What role does AI play in networking in 2026?
AI tools can assist with research, draft outreach messages for you to personalize, summarize someone’s background before a meeting, and help you manage large contact lists. Tools built into platforms like LinkedIn Sales Navigator use AI to suggest relevant connections and surface insights about your network. However, the relational core of networking, genuine curiosity, trust, and mutual value, cannot be automated. Use AI to remove friction and administrative burden, not to replace authentic human engagement.
How do I build a network when I am new to an industry?
Start by immersing yourself in the communities where your target industry congregates. Join relevant Slack groups, attend industry meetups, and follow thought leaders whose work you can engage with publicly. Be transparent about your transition rather than trying to hide your newcomer status. People respect intellectual honesty, and framing your curiosity as genuine learning often opens doors that a more polished but less authentic approach would not. Finding a mentor or two within the industry early accelerates everything else.
Networking effectively in 2026 is not about accumulating the largest possible contact list.

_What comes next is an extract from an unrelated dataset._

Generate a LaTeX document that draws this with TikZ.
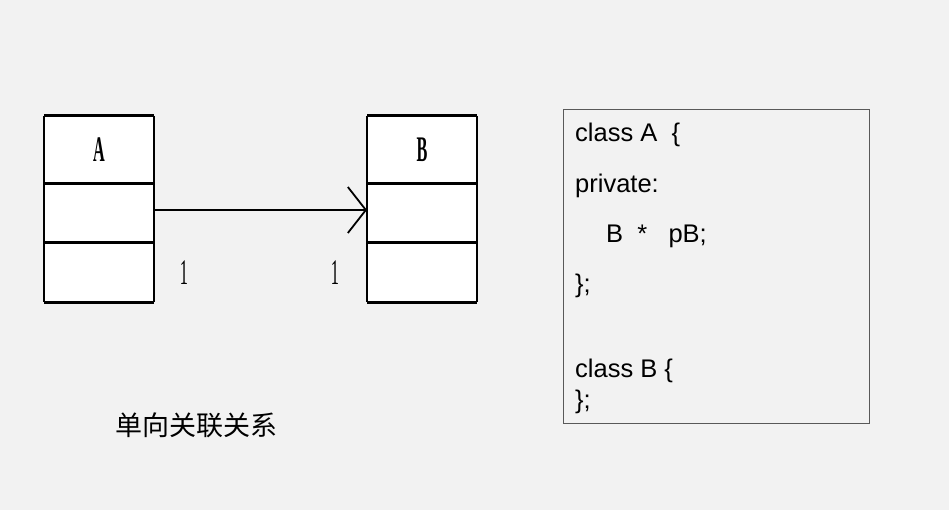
\documentclass[tikz,border=0pt]{standalone}
\usepackage{fontspec}
\setmainfont{Liberation Serif}
\newfontfamily\codefont{Liberation Sans}
\newfontfamily\cjk{Noto Sans CJK SC}
\usetikzlibrary{arrows.meta}
\definecolor{bg}{HTML}{F2F2F2}
\definecolor{frame}{HTML}{595959}
\newcommand{\condensed}[1]{\scalebox{0.45}[1]{\fontsize{36}{36}\selectfont #1}}
\begin{document}
\begin{tikzpicture}[x=1pt,y=-1pt,
  cell/.style={draw=none,fill=white,minimum width=110pt,inner sep=0pt,outer sep=0pt},
  code/.style={font=\codefont\fontsize{25.5}{25.5}\selectfont,anchor=base west,inner sep=0pt}]
\fill[bg] (0,0) rectangle (949,510);
\useasboundingbox (0,0) rectangle (949,510);
% class A
\node[cell,minimum height=68pt] (a1) at (99,150) {\condensed{\bfseries A}};
\node[cell,minimum height=59pt] (a2) at (99,213.5) {};
\node[cell,minimum height=59pt] (a3) at (99,272.5) {};
\draw[line width=1.8pt] (a1.north west) -- (a3.south west) (a1.north east) -- (a3.south east);
\draw[line width=3pt] (a1.north west) -- (a1.north east)
  (a2.north west) -- (a2.north east) (a3.north west) -- (a3.north east)
  (a3.south west) -- (a3.south east);
% class B
\node[cell,minimum height=68pt] (b1) at (422,150) {\condensed{\bfseries B}};
\node[cell,minimum height=59pt] (b2) at (422,213.5) {};
\node[cell,minimum height=59pt] (b3) at (422,272.5) {};
\draw[line width=1.8pt] (b1.north west) -- (b3.south west) (b1.north east) -- (b3.south east);
\draw[line width=3pt] (b1.north west) -- (b1.north east)
  (b2.north west) -- (b2.north east) (b3.north west) -- (b3.north east)
  (b3.south west) -- (b3.south east);
% association
\coordinate (as) at (154,210);
\coordinate (bs) at (367,210);
\draw[line width=1.5pt,-{Straight Barb[length=18pt,width=46pt,line width=1.8pt]}] (as) -- (bs);
\node[inner sep=0pt] (m1) at (184,273) {\condensed{1}};
\node[inner sep=0pt] (m2) at (335,273) {\condensed{1}};
% caption
\node[inner sep=0pt,font=\cjk\fontsize{27}{27}\selectfont] (cap) at (196,425) {单向关联关系};
% code box
\node[draw=frame,line width=0.8pt,fill=bg,minimum width=306pt,minimum height=314pt,inner sep=0pt] (box) at (716,266) {};
\node[code] (l1) at (575,142) {class A\ \ \{};
\node[code] (l2) at (575,193) {private:};
\node[code] (l3) at (575,243) {\hspace{31pt}B\ \ *\ \ \ pB;};
\node[code] (l4) at (575,292) {\};};
\node[code] (l5) at (575,377) {class B \{};
\node[code] (l6) at (575,408) {\};};
\end{tikzpicture}
\end{document}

It is about cultivating a smaller number of genuine, mutually beneficial relationships with people across different circles, industries, and experience levels. The professionals who do this well consistently report that it is one of the highest-return investments of time and attention in their careers. Start with your existing network, choose your platforms deliberately, show up consistently with generosity and curiosity, and the right connections will follow.